Dry sliding wear behaviour of 3D printed Polyetheretherketone with varying layer thickness

Abstract

The additive manufacturing process fabricates parts with various parameters and surface features, significantly impacting the structure and mechanical properties of the part. Polymers like Polyetheretherketone (PEEK) demonstrate excellent wear resistance, and it is feasible to be processed with high-temperature polymer additive manufacturing with different surface features for applications such as bearings. The variation in layer thickness of the 3D printed part will result in different surface features and influencing their contact characteristics and wear response. In applications requiring lubrication, like bush bearing, the 3D-printed samples with layered structures can be advantageous by providing space between layers for lubricant storage. The layer thickness affects crystallinity, indentation hardness, tensile strength, surface roughness and energy.

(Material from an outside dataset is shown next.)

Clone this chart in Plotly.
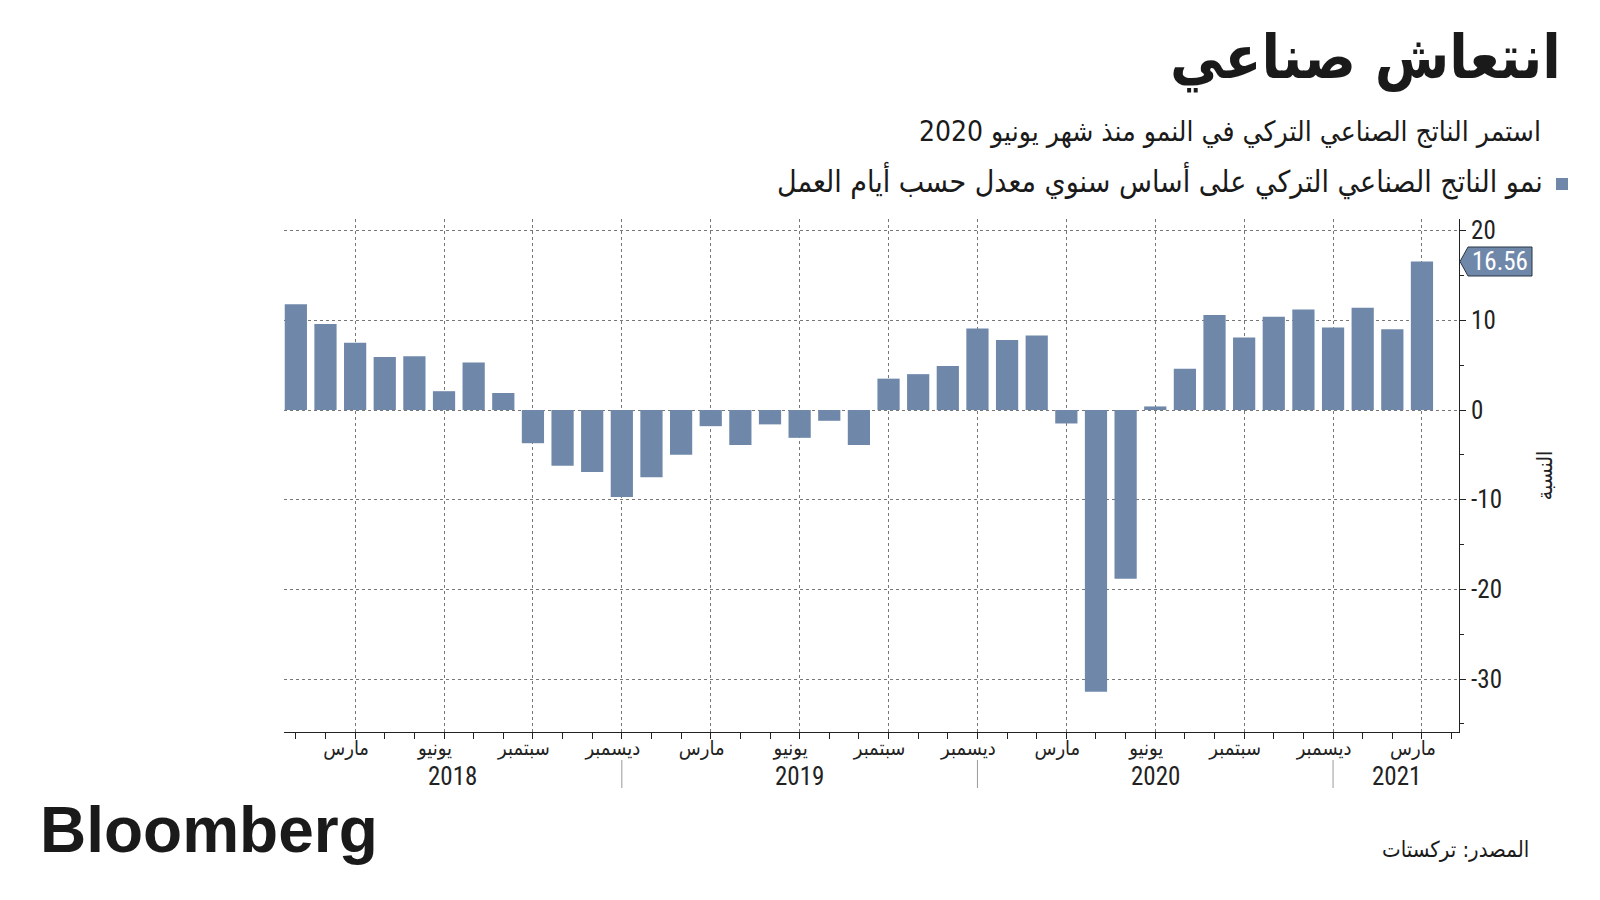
import pandas as pd
import plotly.graph_objects as go

# Turkish industrial output, YoY, working-day adjusted (%)
months = [d.strftime("%Y-%m") for d in pd.date_range("2018-01-01", "2021-03-01", freq="MS")]
values = [11.8, 9.6, 7.5, 5.9, 6.0, 2.1, 5.3, 1.9, -3.7, -6.2, -6.9, -9.7,
          -7.5, -5.0, -1.8, -3.9, -1.6, -3.1, -1.2, -3.9, 3.5, 4.0, 4.9, 9.1,
          7.8, 8.3, -1.5, -31.4, -18.8, 0.4, 4.6, 10.6, 8.1, 10.4, 11.2, 9.2,
          11.4, 9.0, 16.56]
month_names = {3: "مارس", 6: "يونيو", 9: "سبتمبر", 12: "ديسمبر"}
y_ticks = [20, 10, 0, -10, -20, -30]

title = "انتعاش صناعي"
subtitle = "استمر الناتج الصناعي التركي في النمو منذ شهر يونيو 2020"
series_name = "نمو الناتج الصناعي التركي على أساس سنوي معدل حسب أيام العمل"
y_title = "النسبة"
source = "المصدر: تركستات"

BAR = "#6f88aa"
AR_FONT = "DejaVu Sans Condensed, DejaVu Sans, sans-serif"
NUM_FONT = "Liberation Sans Narrow, Roboto Condensed, Liberation Sans, sans-serif"

# page has an 8px body margin, so the figure is 16px smaller and shifted
OFF = 8
W, H = 1600 - 2 * OFF, 900 - 2 * OFF
# plot area in page pixels
L, R, T, B = 284, 1459, 219, 732
X_RANGE = [-0.4, 39.25]
Y_RANGE = [-35.9, 21.3]


def px_x(p):
    return (p - L) / (R - L)


def px_y(p):
    return (B - p) / (B - T)


def val_y(v):
    return (v - Y_RANGE[0]) / (Y_RANGE[1] - Y_RANGE[0])


x = list(range(len(months)))
tick_idx = [i for i, m in enumerate(months) if int(m[5:]) in month_names]
tick_txt = [month_names[int(months[i][5:])] for i in tick_idx]

fig = go.Figure()
fig.add_trace(go.Bar(x=x, y=values, marker=dict(color=BAR, line=dict(width=0)),
                     width=0.75, hoverinfo="x+y", showlegend=False))

fig.update_layout(
    width=W, height=H,
    margin=dict(l=L - OFF, r=W - (R - OFF), t=T - OFF, b=H - (B - OFF), autoexpand=False),
    plot_bgcolor="white", paper_bgcolor="white",
    font=dict(family=NUM_FONT, color="#222"),
)

fig.update_xaxes(
    range=X_RANGE, tickvals=tick_idx, ticktext=tick_txt,
    tickfont=dict(family=AR_FONT, size=20, color="#222"),
    ticklabelshift=-9, ticklabelstandoff=-8,
    showgrid=True, gridcolor="#777", griddash="dot", gridwidth=1,
    ticks="outside", ticklen=6, tickcolor="#222",
    minor=dict(dtick=1, tick0=0, ticks="outside", ticklen=6, tickcolor="#222", showgrid=False),
    showline=True, linecolor="#222", linewidth=1.2, zeroline=False, automargin=False,
)

fig.update_yaxes(
    range=Y_RANGE, side="right",
    tickvals=y_ticks, ticktext=[str(v) for v in y_ticks],
    tickfont=dict(family=NUM_FONT, size=25, color="#222"),
    showgrid=True, gridcolor="#777", griddash="dot", gridwidth=1,
    ticks="outside", ticklen=6, tickcolor="#222",
    minor=dict(dtick=5, ticks="outside", ticklen=4, tickcolor="#222", showgrid=False),
    showline=True, linecolor="#222", linewidth=1.2, zeroline=False, automargin=False,
    title=dict(text=y_title, font=dict(family=AR_FONT, size=21, color="#222"), standoff=36),
)

# year labels and separators
years = sorted(set(m[:4] for m in months))
dec_idx = [i for i, m in enumerate(months) if m.endswith("-12")]
bounds = [X_RANGE[0]] + dec_idx + [X_RANGE[1]]
for k, yr in enumerate(years):
    fig.add_annotation(x=(bounds[k] + bounds[k + 1]) / 2, xref="x", y=px_y(776), yref="paper",
                       xanchor="center", yanchor="middle",
                       text=yr, showarrow=False, font=dict(family=NUM_FONT, size=25, color="#222"))
for i in dec_idx:
    fig.add_shape(type="line", x0=i, x1=i, xref="x", y0=px_y(760), y1=px_y(788), yref="paper",
                  line=dict(color="#999", width=1))

# last value callout
last = values[-1]
hh = 14.5 / (B - T)
tip, base, right = px_x(1460), px_x(1468), px_x(1532)
yc = val_y(last)
fig.add_shape(type="path", xref="paper", yref="paper",
              path=f"M {tip},{yc} L {base},{yc + hh} L {right},{yc + hh} "
                   f"L {right},{yc - hh} L {base},{yc - hh} Z",
              fillcolor=BAR, line=dict(color="#2b3441", width=1))
fig.add_annotation(x=px_x(1500), xref="paper", y=yc, yref="paper", text=f"{last:.2f}",
                   xanchor="center", yanchor="middle",
                   showarrow=False, font=dict(family=NUM_FONT, size=25, color="white"))

# titles
fig.add_annotation(x=px_x(1563), y=px_y(58), xref="paper", yref="paper",
                   xanchor="right", yanchor="middle",
                   text=f"<b>{title}</b>", showarrow=False,
                   font=dict(family=AR_FONT, size=60, color="#1a1a1a"))
fig.add_annotation(x=px_x(1543), y=px_y(131), xref="paper", yref="paper",
                   xanchor="right", yanchor="middle",
                   text=subtitle, showarrow=False,
                   font=dict(family=AR_FONT, size=28, color="#1a1a1a"))
fig.add_annotation(x=px_x(1545), y=px_y(181), xref="paper", yref="paper",
                   xanchor="right", yanchor="middle",
                   text=series_name, showarrow=False,
                   font=dict(family=AR_FONT, size=30, color="#1a1a1a"))
fig.add_shape(type="rect", xref="paper", yref="paper",
              x0=px_x(1556), x1=px_x(1568), y0=px_y(190), y1=px_y(178),
              fillcolor=BAR, line=dict(width=0))

# footer
fig.add_annotation(x=px_x(38), y=px_y(830), xref="paper", yref="paper",
                   xanchor="left", yanchor="middle",
                   text="<b>Bloomberg</b>", showarrow=False,
                   font=dict(family="Liberation Sans, Arial, sans-serif", size=64, color="#1a1a1a"))
fig.add_annotation(x=px_x(1531), y=px_y(850), xref="paper", yref="paper",
                   xanchor="right", yanchor="middle",
                   text=source, showarrow=False,
                   font=dict(family=AR_FONT, size=22, color="#1a1a1a"))

fig.write_html("out.html")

Surface roughness impacts the contact mechanism, and surface energy affects the adhesion of 3D-printed cuboid samples with a bearing steel counter body during a dry sliding test using a pin-on-disc configuration for an hour. PEEK's friction coefficient and wear rate increase with layer thickness, and the maximum wear rate of 8.3 × 10⁻⁵ mm³/Nm and friction coefficient of 0.62 by the sample with 0.3 mm layer thickness. The space/grooves between layers were observed to accommodate wear debris and influence the wear process during the test. The transfer layer formation on the steel surface affects the wear rate and mechanism, which is influenced by the trapped debris between the grooves formed by stacked layers of the sample surface.